## Instructions to follow
All lines from the beginning of the listing through the line with "0.28, 0.248, 0.28];" are to be copied word for word; the pictures are not.

______

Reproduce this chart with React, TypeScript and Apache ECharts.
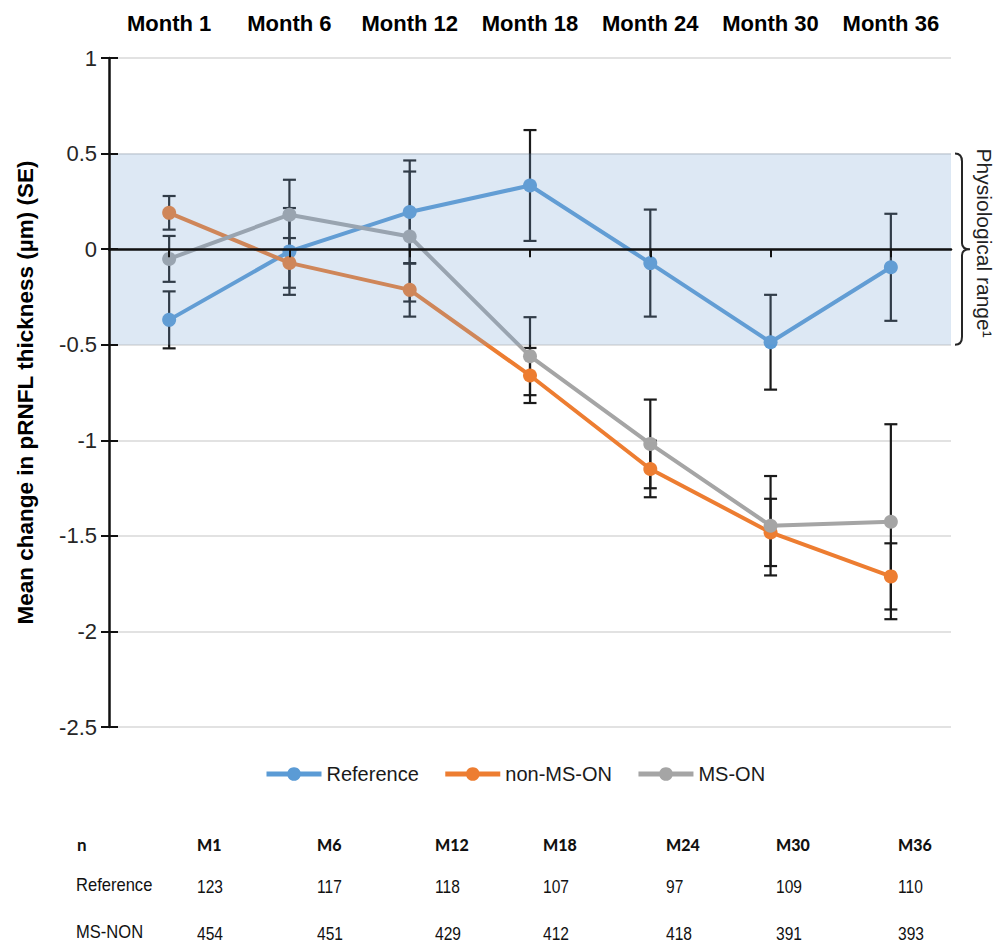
import React, { useEffect, useRef } from "react";
import * as echarts from "echarts";

// ---------- data ----------
const months = ["Month 1", "Month 6", "Month 12", "Month 18", "Month 24", "Month 30", "Month 36"];
const seriesNames = ["Reference", "non-MS-ON", "MS-ON"];

const referenceMean = [-0.37, -0.012, 0.194, 0.333, -0.073, -0.487, -0.095];
const referenceSE = [0.149, 0.227, 0.27, 0.29, 0.28, 0.248, 0.28];

const nonMsOnMean = [0.19, -0.072, -0.213, -0.661, -1.15, -1.482, -1.712];
const nonMsOnSE = [0.088, 0.13, 0.14, 0.144, 0.148, 0.176, 0.173];

const msOnMean = [-0.051, 0.18, 0.066, -0.56, -1.019, -1.447, -1.426];
const msOnSE = [0.12, 0.183, 0.34, 0.204, 0.232, 0.26, 0.51];

const physioMin = -0.5;
const physioMax = 0.5;

const tableHeader = ["M1", "M6", "M12", "M18", "M24", "M30", "M36"];
const tableRowLabels = ["Reference", "MS-NON"];
const referenceN = [123, 117, 118, 107, 97, 109, 110];
const msNonN = [454, 451, 429, 412, 418, 391, 393];

// ---------- styles / layout ----------
const COLORS = ["#5b9bd5", "#ed7d31", "#a5a5a5"];
const FONT = "'Liberation Sans', Arial, Helvetica, sans-serif";
const HEAD = "Lato, 'Open Sans', 'Liberation Sans', sans-serif";
const W = 997;
const H = 943;
const GRID = { left: 109, right: 46, top: 58, bottom: 216 };
const tableColX = [197, 317, 435, 543, 666, 776, 898];
const tableRowY = [844, 885, 932];

function errorSeries(name: string, mean: number[], se: number[]) {
  return {
    type: "custom",
    name: name + " SE",
    xAxisIndex: 0,
    yAxisIndex: 0,
    z: 1,
    silent: true,
    data: mean.map((m, i) => [i, m - se[i], m + se[i]]),
    encode: { x: 0, y: [1, 2] },
    renderItem: (params: any, api: any) => {
      const i = api.value(0);
      const lo = api.coord([i, api.value(1)]);
      const hi = api.coord([i, api.value(2)]);
      const hw = 6.5;
      const style = { stroke: "#1a1a1a", lineWidth: 2.2 };
      return {
        type: "group",
        children: [
          { type: "line", shape: { x1: lo[0], y1: lo[1], x2: hi[0], y2: hi[1] }, style },
          { type: "line", shape: { x1: lo[0] - hw, y1: lo[1], x2: lo[0] + hw, y2: lo[1] }, style },
          { type: "line", shape: { x1: hi[0] - hw, y1: hi[1], x2: hi[0] + hw, y2: hi[1] }, style },
        ],
      };
    },
  };
}

function lineSeries(name: string, data: number[], color: string) {
  return {
    type: "line",
    name,
    xAxisIndex: 0,
    yAxisIndex: 0,
    data,
    z: 2,
    symbol: "circle",
    symbolSize: 14,
    lineStyle: { color, width: 4 },
    itemStyle: { color },
    emphasis: { disabled: true },
  };
}

export default function App() {
  const ref = useRef<HTMLDivElement>(null);

  useEffect(() => {
    if (!ref.current) return;
    const chart = echarts.init(ref.current, undefined, { renderer: "svg" });

    const yCommon = { type: "value", min: -2.5, max: 1, interval: 0.5 };

    const option: any = {
      animation: false,
      backgroundColor: "#ffffff",
      textStyle: { fontFamily: FONT },
      grid: { ...GRID, containLabel: false },
      legend: {
        data: seriesNames.map((n) => ({ name: n, itemStyle: {} })),
        left: 259,
        top: 759,
        itemWidth: 55,
        itemHeight: 17,
        itemGap: 24,
        lineStyle: { width: 5 },
        textStyle: { fontSize: 20, color: "#1a1a1a", fontFamily: FONT },
      },
      xAxis: [
        {
          type: "category",
          position: "top",
          data: months,
          boundaryGap: true,
          axisLine: { show: false, onZero: false },
          axisTick: { show: false },
          splitLine: { show: false },
          axisLabel: {
            fontSize: 22,
            fontWeight: "bold",
            color: "#000",
            margin: 24,
            fontFamily: FONT,
            interval: 0,
          },
        },
        {
          type: "category",
          position: "bottom",
          data: months,
          boundaryGap: true,
          z: 10,
          axisLine: { show: true, onZero: true, lineStyle: { color: "#111", width: 2.5 } },
          axisTick: { show: true, alignWithLabel: true, length: 8, lineStyle: { color: "#111", width: 2 } },
          axisLabel: { show: false },
          splitLine: { show: false },
        },
      ],
      yAxis: [
        {
          ...yCommon,
          position: "left",
          name: "Mean change in pRNFL thickness (µm) (SE)",
          nameLocation: "middle",
          nameRotate: 90,
          nameGap: 72,
          nameTextStyle: { fontSize: 22.5, fontWeight: "bold", color: "#000", fontFamily: FONT },
          axisLine: { show: false },
          axisTick: { show: true, inside: false, length: 8, lineStyle: { color: "#111", width: 2 } },
          axisLabel: {
            fontSize: 22,
            color: "#262626",
            margin: 12,
            fontFamily: FONT,
            formatter: (v: number) => String(v),
          },
          splitLine: { show: true, lineStyle: { color: "#d9d9d9", width: 1.5 } },
        },
        {
          ...yCommon,
          position: "left",
          z: 10,
          axisLine: { show: true, onZero: false, lineStyle: { color: "#111", width: 2.5 } },
          axisTick: { show: true, inside: true, length: 9, lineStyle: { color: "#111", width: 2 } },
          axisLabel: { show: false },
          splitLine: { show: false },
        },
      ],
      series: [
        errorSeries(seriesNames[0], referenceMean, referenceSE),
        errorSeries(seriesNames[1], nonMsOnMean, nonMsOnSE),
        errorSeries(seriesNames[2], msOnMean, msOnSE),
        lineSeries(seriesNames[0], referenceMean, COLORS[0]),
        lineSeries(seriesNames[1], nonMsOnMean, COLORS[1]),
        lineSeries(seriesNames[2], msOnMean, COLORS[2]),
        {
          type: "custom",
          name: "Physiological range",
          xAxisIndex: 0,
          yAxisIndex: 0,
          z: 5,
          silent: true,
          data: [[0, physioMin, physioMax]],
          encode: { x: 0, y: [1, 2] },
          renderItem: (params: any, api: any) => {
            const cs = params.coordSys;
            const top = api.coord([0, api.value(2)])[1];
            const bot = api.coord([0, api.value(1)])[1];
            return {
              type: "rect",
              shape: { x: cs.x, y: top, width: cs.width, height: bot - top },
              style: { fill: "rgba(119,163,211,0.25)" },
            };
          },
        },
      ],
    };

    chart.setOption(option);

    // decorations: brace + rotated label + n table
    const yTop = chart.convertToPixel({ yAxisIndex: 0 }, physioMax) as number;
    const yBot = chart.convertToPixel({ yAxisIndex: 0 }, physioMin) as number;
    const yMid = (yTop + yBot) / 2;
    const xTip = W - GRID.right + 4;
    const xLine = xTip + 7;
    const xMid = xTip + 15;
    const d =
      `M ${xTip} ${yTop} Q ${xLine} ${yTop} ${xLine} ${yTop + 8} ` +
      `L ${xLine} ${yMid - 6} Q ${xLine} ${yMid} ${xMid} ${yMid} ` +
      `Q ${xLine} ${yMid} ${xLine} ${yMid + 6} L ${xLine} ${yBot - 8} ` +
      `Q ${xLine} ${yBot} ${xTip} ${yBot}`;
    echarts.graphic.registerShape("physioBrace", echarts.graphic.extendPath(d, {}) as any);

    const graphics: any[] = [
      {
        type: "physioBrace",
        x: 0,
        y: 0,
        silent: true,
        style: { fill: "none", stroke: "#262626", lineWidth: 2 },
      },
      {
        type: "text",
        x: xMid + 14,
        y: yMid - 6,
        rotation: -Math.PI / 2,
        silent: true,
        style: {
          text: "Physiological range¹",
          fontSize: 21,
          fontFamily: FONT,
          fill: "#222",
          align: "center",
          verticalAlign: "middle",
        },
      },
      {
        type: "text",
        x: 77,
        y: tableRowY[0],
        style: { text: "n", fontSize: 17, fontWeight: "bold", fontFamily: HEAD, fill: "#111", verticalAlign: "middle" },
      },
    ];
    tableHeader.forEach((h, i) => {
      graphics.push({
        type: "text",
        x: tableColX[i],
        y: tableRowY[0],
        style: { text: h, fontSize: 16, fontWeight: 900, fontFamily: HEAD, fill: "#111", verticalAlign: "middle" },
      });
    });
    const rows = [referenceN, msNonN];
    rows.forEach((row, r) => {
      graphics.push({
        type: "text",
        x: 76,
        y: tableRowY[r + 1],
        scaleX: 0.92,
        style: { text: tableRowLabels[r], fontSize: 18, fontFamily: FONT, fill: "#111", verticalAlign: "middle" },
      });
      row.forEach((v, i) => {
        graphics.push({
          type: "text",
          x: tableColX[i],
          y: tableRowY[r + 1] + 1,
          scaleX: 0.82,
          style: { text: String(v), fontSize: 19, fontFamily: FONT, fill: "#111", verticalAlign: "middle" },
        });
      });
    });

    chart.setOption({ graphic: graphics });

    return () => {
      chart.dispose();
    };
  }, []);

  return (
    <div
      ref={ref}
      style={{ position: "fixed", left: 0, top: 0, width: W, height: H, background: "#fff" }}
    />
  );
}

______

## Task answer
Reproduce this chart with React, TypeScript and Apache ECharts.
import React, { useEffect, useRef } from "react";
import * as echarts from "echarts";

// ---------- data ----------
const months = ["Month 1", "Month 6", "Month 12", "Month 18", "Month 24", "Month 30", "Month 36"];
const seriesNames = ["Reference", "non-MS-ON", "MS-ON"];

const referenceMean = [-0.37, -0.012, 0.194, 0.333, -0.073, -0.487, -0.095];
const referenceSE = [0.149, 0.227, 0.27, 0.29, 0.28, 0.248, 0.28];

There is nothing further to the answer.